Step 6: Try a DNS change
Sometimes the internet works but DNS fails, which means apps cannot translate names like `bytebusters.xyz` into addresses. If some apps work by IP but websites do not load, DNS may be the issue.
Try switching DNS to a reputable provider such as Cloudflare `1.1.1.1` and `1.0.0.1` or Google `8.8.8.8` and `8.8.4.4`. This is reversible and safer than resetting the router.
If changing DNS fixes it, your ISP DNS or router DNS forwarding may have been the problem.
Step 7: Disable VPN or proxy temporarily
VPNs, proxies, security filters, and work network clients can break internet access while Wi-Fi remains connected. Temporarily disconnect the VPN and test. If internet returns, update the VPN app, switch server, or check whether your account is still active.
On Windows, also check Settings, Network and Internet, Proxy. Unless you intentionally use a proxy, automatic or manual proxy settings can cause confusing connection failures.
Step 8: Check ISP outage signs
If every device is offline and router restarts do not help, check the modem lights. A red internet light, blinking upstream/downstream light, or no WAN connection often points to the ISP. Use mobile data to check the ISP status page or outage map.

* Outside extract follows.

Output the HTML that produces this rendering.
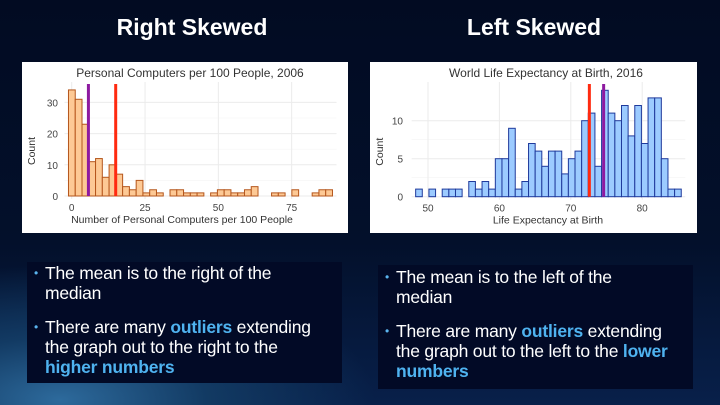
<!DOCTYPE html>
<html><head><meta charset="utf-8"><style>
body{margin:0;width:720px;height:405px;overflow:hidden;font-family:"Liberation Sans",Arial,sans-serif}
#bg{position:absolute;left:0;top:0;width:720px;height:405px;background:radial-gradient(ellipse 420px 180px at 60px 400px,#2d6a9c 0%,#123a63 35%,rgba(4,14,40,0) 75%),linear-gradient(180deg,#020b22 0%,#03102b 60%,#08204a 100%)}
.h{position:absolute;top:14px;color:#fff;font-weight:bold;font-size:23px;width:300px;text-align:center}
.panel{position:absolute;background:#fff}
.box{position:absolute;background:#020a26;color:#fff;font-size:17.5px;line-height:20px;letter-spacing:-0.2px}
.box ul{margin:0;padding:0 0 0 18px;list-style:none}
.box li{position:relative;margin-bottom:14px}
.box li:before{content:"•";position:absolute;left:-11px;color:#5ab4ee;font-size:12px}
.hl{color:#4fb3f0;font-weight:bold}
svg text{font-family:"Liberation Sans",Arial,sans-serif}
</style></head><body>
<div id="bg"></div>
<div class="h" style="left:42px">Right Skewed</div>
<div class="h" style="left:384px">Left Skewed</div>
<svg class="panel" style="left:22px;top:62px" width="326" height="171" id="c1"></svg>
<svg class="panel" style="left:370px;top:62px" width="327" height="171" id="c2"></svg>
<div class="box" style="left:27px;top:262px;width:315px;height:120px;padding-top:1px">
<ul style="width:282px"><li>The mean is to the right of the median</li>
<li>There are many <span class="hl">outliers</span> extending the graph out to the right to the <span class="hl">higher numbers</span></li></ul></div>
<div class="box" style="left:378px;top:265px;width:315px;height:122px;padding-top:2px">
<ul style="width:272px"><li>The mean is to the left of the median</li>
<li>There are many <span class="hl">outliers</span> extending the graph out to the left to the <span class="hl">lower numbers</span></li></ul></div>
<script>
const pcCounts=[34,31,23,11,12,6,10,7,3,2,5,1,2,1,0,2,2,1,1,1,0,1,2,2,1,1,2,3,0,0,1,1,0,2,0,0,1,2,2];
const pcStart=-1.1, pcBin=2.308;
const pcXTicks=[0,25,50,75], pcYTicks=[0,10,20,30];
const pcMean=15.0, pcMedian=5.7;
const leCounts=[1,0,1,0,1,1,1,0,2,1,2,1,5,5,9,1,2,7,6,4,6,6,3,5,6,10,11,4,14,11,10,12,8,12,7,13,13,5,1,1];
const leStart=48.27, leBin=0.93;
const leXTicks=[50,60,70,80], leYTicks=[0,5,10];
const leMean=72.6, leMedian=74.6;
const NS="http://www.w3.org/2000/svg";
function mk(svg,tag,attrs,txt){const e=document.createElementNS(NS,tag);for(const k in attrs)e.setAttribute(k,attrs[k]);if(txt!==undefined)e.textContent=txt;svg.appendChild(e);return e;}
function draw(id,o){
 const svg=document.getElementById(id);
 const sx=v=>o.x0+(v-o.v0)*o.kx, sy=c=>o.y0-c*o.ky;
 const t=mk(svg,'text',{x:o.tx,y:15,'font-size':12,fill:'#333','text-anchor':'middle'},o.title);
 
 const xmin=sx(o.start)-4,xmax=sx(o.start+o.counts.length*o.bin)+4;
 o.yt.forEach((v,i)=>{mk(svg,'line',{x1:xmin,x2:xmax,y1:sy(v),y2:sy(v),stroke:'#ebebeb','stroke-width':1});
  if(i<o.yt.length-1){const m=(v+o.yt[i+1])/2;mk(svg,'line',{x1:xmin,x2:xmax,y1:sy(m),y2:sy(m),stroke:'#f4f4f4','stroke-width':0.6});}
  const l=mk(svg,'text',{x:o.lx,y:sy(v)+4,'font-size':10,fill:'#444','text-anchor':'end'},v);
  });
 o.xt.forEach(v=>{mk(svg,'line',{x1:sx(v),x2:sx(v),y1:20,y2:o.y0+3,stroke:'#ebebeb','stroke-width':1});
  const l=mk(svg,'text',{x:sx(v),y:o.y0+15,'font-size':10,fill:'#444','text-anchor':'middle'},v);
  });
 o.counts.forEach((c,i)=>{const x1=sx(o.start+i*o.bin),x2=sx(o.start+(i+1)*o.bin);
  const r=mk(svg,'rect',{x:x1,y:sy(c),width:x2-x1,height:c*o.ky,fill:o.fill,stroke:o.stroke,'stroke-width':1});
  });
 [[o.mean,'#ff2a10','mean-line'],[o.median,'#8e1aa0','median-line']].forEach(([v,c,n])=>{
  const l=mk(svg,'line',{x1:sx(v),x2:sx(v),y1:22,y2:o.y0,stroke:c,'stroke-width':3});
  });
 const xl=mk(svg,'text',{x:o.xlx,y:o.y0+27,'font-size':10.5,fill:'#333','text-anchor':'middle'},o.xlab);
 
 const yl=mk(svg,'text',{x:0,y:0,'font-size':10.5,fill:'#333','text-anchor':'middle',transform:`translate(13,${o.y0-45}) rotate(-90)`},'Count');
 
}
draw('c1',{counts:pcCounts,start:pcStart,bin:pcBin,xt:pcXTicks,yt:pcYTicks,mean:pcMean,median:pcMedian,
 x0:49.7,v0:0,kx:2.933,y0:134,ky:3.12,lx:36,fill:'#fdc995',stroke:'#b5561c',title:'Personal Computers per 100 People, 2006',tx:168,xlab:'Number of Personal Computers per 100 People',xlx:160});
draw('c2',{counts:leCounts,start:leStart,bin:leBin,xt:leXTicks,yt:leYTicks,mean:leMean,median:leMedian,
 x0:58,v0:50,kx:7.14,y0:134.7,ky:7.6,lx:33,fill:'#9ccbff',stroke:'#1f3a9c',title:'World Life Expectancy at Birth, 2016',tx:176,xlab:'Life Expectancy at Birth',xlx:178});
</script>
</body></html>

If you call support, tell them what you already tested: multiple devices fail, router restarted, captive portal not involved, and modem lights show the connection state. That makes the conversation shorter.
What not to do
Do not factory reset the router as a first step. Do not delete Wi-Fi drivers before testing another device. Do not change ten settings at once. Do not install driver updater tools. The clean path is test scope, restart, reconnect, check IP, check DNS, disable VPN, then investigate router or ISP.